## Goal
Images should be left out, and everything else in the listing reproduced exactly.

## Data shown
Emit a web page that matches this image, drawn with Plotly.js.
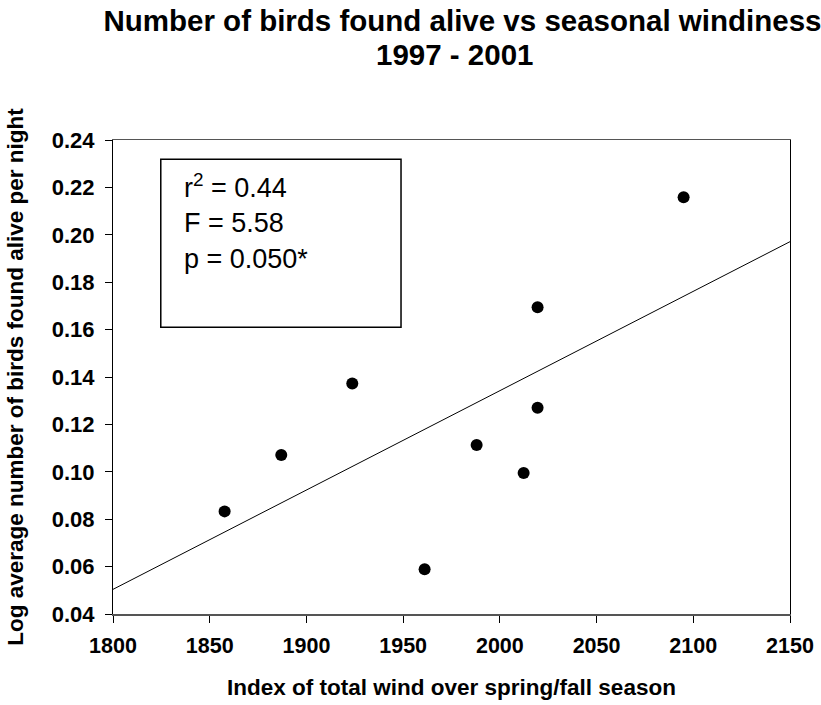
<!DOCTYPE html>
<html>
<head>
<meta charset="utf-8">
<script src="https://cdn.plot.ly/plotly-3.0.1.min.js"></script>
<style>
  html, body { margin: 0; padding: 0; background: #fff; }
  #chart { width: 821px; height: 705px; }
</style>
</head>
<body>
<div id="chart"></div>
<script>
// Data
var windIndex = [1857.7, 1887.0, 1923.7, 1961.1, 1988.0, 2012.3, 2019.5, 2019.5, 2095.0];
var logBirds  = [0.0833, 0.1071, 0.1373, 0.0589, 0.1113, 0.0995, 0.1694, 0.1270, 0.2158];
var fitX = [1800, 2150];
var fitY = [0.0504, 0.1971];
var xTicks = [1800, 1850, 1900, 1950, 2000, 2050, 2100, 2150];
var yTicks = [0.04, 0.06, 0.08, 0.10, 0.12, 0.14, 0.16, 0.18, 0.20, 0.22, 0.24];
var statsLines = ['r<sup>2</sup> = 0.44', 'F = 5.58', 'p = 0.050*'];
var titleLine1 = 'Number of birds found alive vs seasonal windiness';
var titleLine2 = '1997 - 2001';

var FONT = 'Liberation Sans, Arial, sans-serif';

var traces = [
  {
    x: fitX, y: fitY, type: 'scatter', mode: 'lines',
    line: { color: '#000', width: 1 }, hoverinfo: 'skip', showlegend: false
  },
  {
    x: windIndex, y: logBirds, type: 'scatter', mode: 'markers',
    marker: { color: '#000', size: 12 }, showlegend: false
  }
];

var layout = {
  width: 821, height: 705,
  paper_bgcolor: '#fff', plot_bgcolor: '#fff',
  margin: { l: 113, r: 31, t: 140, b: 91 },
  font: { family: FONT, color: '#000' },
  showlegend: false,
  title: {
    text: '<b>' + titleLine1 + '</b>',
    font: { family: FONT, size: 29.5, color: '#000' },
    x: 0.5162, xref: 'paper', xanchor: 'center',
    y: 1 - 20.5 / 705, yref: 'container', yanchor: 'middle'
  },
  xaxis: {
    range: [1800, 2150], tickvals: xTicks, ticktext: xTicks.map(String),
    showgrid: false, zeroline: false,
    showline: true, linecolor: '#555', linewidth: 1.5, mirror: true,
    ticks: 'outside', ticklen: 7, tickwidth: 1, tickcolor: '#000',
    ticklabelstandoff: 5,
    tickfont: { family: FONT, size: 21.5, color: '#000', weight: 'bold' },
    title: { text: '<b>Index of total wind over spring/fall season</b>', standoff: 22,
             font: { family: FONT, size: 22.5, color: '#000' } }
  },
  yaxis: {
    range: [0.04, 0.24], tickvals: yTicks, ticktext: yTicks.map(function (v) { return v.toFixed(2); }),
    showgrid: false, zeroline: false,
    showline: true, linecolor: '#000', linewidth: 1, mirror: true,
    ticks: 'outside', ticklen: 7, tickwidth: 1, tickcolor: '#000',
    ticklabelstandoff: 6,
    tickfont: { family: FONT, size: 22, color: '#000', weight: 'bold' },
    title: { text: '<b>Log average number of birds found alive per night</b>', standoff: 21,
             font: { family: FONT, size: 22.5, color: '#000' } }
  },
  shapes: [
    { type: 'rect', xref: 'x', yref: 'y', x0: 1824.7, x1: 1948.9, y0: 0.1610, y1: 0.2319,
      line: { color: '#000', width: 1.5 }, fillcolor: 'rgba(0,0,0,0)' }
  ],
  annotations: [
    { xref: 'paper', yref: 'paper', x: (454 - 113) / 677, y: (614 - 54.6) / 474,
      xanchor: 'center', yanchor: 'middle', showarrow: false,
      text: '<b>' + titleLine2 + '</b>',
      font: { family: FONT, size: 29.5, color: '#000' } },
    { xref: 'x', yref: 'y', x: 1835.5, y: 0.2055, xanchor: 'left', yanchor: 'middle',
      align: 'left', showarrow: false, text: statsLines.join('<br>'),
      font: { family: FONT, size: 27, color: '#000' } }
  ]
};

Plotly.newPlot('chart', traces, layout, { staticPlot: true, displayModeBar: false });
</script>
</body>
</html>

## Exercise result
Emit a web page that matches this image, drawn with Plotly.js.
<!DOCTYPE html>
<html>
<head>
<meta charset="utf-8">
<script src="https://cdn.plot.ly/plotly-3.0.1.min.js"></script>
<style>
  html, body { margin: 0; padding: 0; background: #fff; }
  #chart { width: 821px; height: 705px; }
</style>
</head>
<body>
<div id="chart"></div>
<script>
// Data
var windIndex = [1857.7, 1887.0, 1923.7, 1961.1, 1988.0, 2012.3, 2019.5, 2019.5, 2095.0];
var logBirds  = [0.0833, 0.1071, 0.1373, 0.0589, 0.1113, 0.0995, 0.1694, 0.1270, 0.2158];
var fitX = [1800, 2150];
var fitY = [0.0504, 0.1971];
var xTicks = [1800, 1850, 1900, 1950, 2000, 2050, 2100, 2150];
var yTicks = [0.04, 0.06, 0.08, 0.10, 0.12, 0.14, 0.16, 0.18, 0.20, 0.22, 0.24];
var statsLines = ['r<sup>2</sup> = 0.44', 'F = 5.58', 'p = 0.050*'];
var titleLine1 = 'Number of birds found alive vs seasonal windiness';
var titleLine2 = '1997 - 2001';

var FONT = 'Liberation Sans, Arial, sans-serif';

var traces = [
  {
    x: fitX, y: fitY, type: 'scatter', mode: 'lines',
    line: { color: '#000', width: 1 }, hoverinfo: 'skip', showlegend: false
  },
  {
    x: windIndex, y: logBirds, type: 'scatter', mode: 'markers',
    marker: { color: '#000', size: 12 }, showlegend: false
  }
];

var layout = {
  width: 821, height: 705,
  paper_bgcolor: '#fff', plot_bgcolor: '#fff',
  margin: { l: 113, r: 31, t: 140, b: 91 },
  font: { family: FONT, color: '#000' },
  showlegend: false,
  title: {
    text: '<b>' + titleLine1 + '</b>',
    font: { family: FONT, size: 29.5, color: '#000' },
    x: 0.5162, xref: 'paper', xanchor: 'center',
    y: 1 - 20.5 / 705, yref: 'container', yanchor: 'middle'
  },
  xaxis: {
    range: [1800, 2150], tickvals: xTicks, ticktext: xTicks.map(String),
    showgrid: false, zeroline: false,
    showline: true, linecolor: '#555', linewidth: 1.5, mirror: true,
    ticks: 'outside', ticklen: 7, tickwidth: 1, tickcolor: '#000',
    ticklabelstandoff: 5,
    tickfont: { family: FONT, size: 21.5, color: '#000', weight: 'bold' },
    title: { text: '<b>Index of total wind over spring/fall season</b>', standoff: 22,
             font: { family: FONT, size: 22.5, color: '#000' } }
  },
  yaxis: {
    range: [0.04, 0.24], tickvals: yTicks, ticktext: yTicks.map(function (v) { return v.toFixed(2); }),
    showgrid: false, zeroline: false,
    showline: true, linecolor: '#000', linewidth: 1, mirror: true,
    ticks: 'outside', ticklen: 7, tickwidth: 1, tickcolor: '#000',
    ticklabelstandoff: 6,
    tickfont: { family: FONT, size: 22, color: '#000', weight: 'bold' },
    title: { text: '<b>Log average number of birds found alive per night</b>', standoff: 21,
             font: { family: FONT, size: 22.5, color: '#000' } }
  },
  shapes: [
    { type: 'rect', xref: 'x', yref: 'y', x0: 1824.7, x1: 1948.9, y0: 0.1610, y1: 0.2319,
      line: { color: '#000', width: 1.5 }, fillcolor: 'rgba(0,0,0,0)' }
  ],
  annotations: [
    { xref: 'paper', yref: 'paper', x: (454 - 113) / 677, y: (614 - 54.6) / 474,
      xanchor: 'center', yanchor: 'middle', showarrow: false,
      text: '<b>' + titleLine2 + '</b>',
      font: { family: FONT, size: 29.5, color: '#000' } },
    { xref: 'x', yref: 'y', x: 1835.5, y: 0.2055, xanchor: 'left', yanchor: 'middle',
      align: 'left', showarrow: false, text: statsLines.join('<br>'),
      font: { family: FONT, size: 27, color: '#000' } }
  ]
};

Plotly.newPlot('chart', traces, layout, { staticPlot: true, displayModeBar: false });
</script>
</body>
</html>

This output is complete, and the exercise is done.